In the meantime, Father Sorin looked for a buyer for the lots. They would go a long way to settle all debts and to provide a little reserve; in particular, it would straighten out the financial confusion between Notre Dame du Lac and Notre Dame de Ste. Croix, a confusion which was beginning to cause uneasiness to those back in France.{58} The Motherhouse there, itself in precarious financial condition found Notre Dame du Lac in constant need of money and unable to repay her loans, and yet word reached France of the many projects which Sorin was undertaking. They feared that his impetuosity might lead the whole foundation into disaster.

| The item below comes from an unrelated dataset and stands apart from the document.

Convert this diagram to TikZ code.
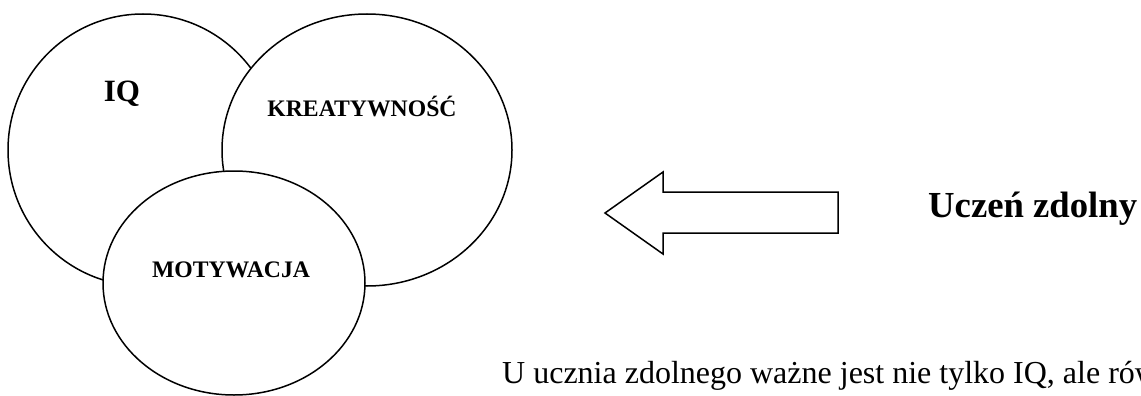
\documentclass[tikz,border=0pt]{standalone}
\usepackage{fontspec}
\setmainfont{Liberation Serif}
\definecolor{VennLine}{HTML}{000000}
\definecolor{VennFill}{HTML}{FFFFFF}

\begin{document}
\begin{tikzpicture}[x=1pt,y=-1pt,
    vennring/.style={draw=VennLine,fill=VennFill,line width=1.5pt},
    vennlabel/.style={anchor=base,inner sep=0pt,font=\bfseries\fontsize{23.7}{26}\selectfont}]
      \useasboundingbox (0,0) rectangle (1141,396);
      \clip (0,0) rectangle (1141,396);
      % three overlapping sets
      \draw[vennring] (143,150) ellipse [x radius=135, y radius=136];
      \draw[vennring] (367,150) ellipse [x radius=145, y radius=136];
      \draw[vennring] (234,283) ellipse [x radius=131, y radius=112];
      \node[vennlabel,font=\bfseries\fontsize{31}{34}\selectfont] (iq) at (122,102) {IQ};
      \node[vennlabel] (kreatywnosc) at (362,117) {KREATYWNOŚĆ};
      \node[vennlabel] (motywacja) at (231,277) {MOTYWACJA};
      % block arrow pointing left
      \draw[vennring] (605,213) -- (663,172) -- (663,192) -- (838,192)
        -- (838,233) -- (663,233) -- (663,254) -- cycle;
      \node[anchor=base west,inner sep=0pt,font=\bfseries\fontsize{36.7}{40}\selectfont] (uczen) at (928,217) {Uczeń zdolny};
      \node[anchor=base west,inner sep=0pt,font=\fontsize{32}{36}\selectfont] (opis) at (502,383) {U ucznia zdolnego ważne jest nie tylko IQ, ale rów};
    \end{tikzpicture}
\end{document}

With the great fortune of the Badin donation, the scholastic year of 1844-45 ended on a hopeful note; a successful year had been completed with more students and a new curriculum, all housed in the new building. Relations with the local communities had been established which promised to put an end to the earlier rumblings of prejudice. Finally, with the donation of Badin, it appeared that the most pressing financial problems had been eliminated. But success was not to be that easily achieved: the next year would see much of the work undone.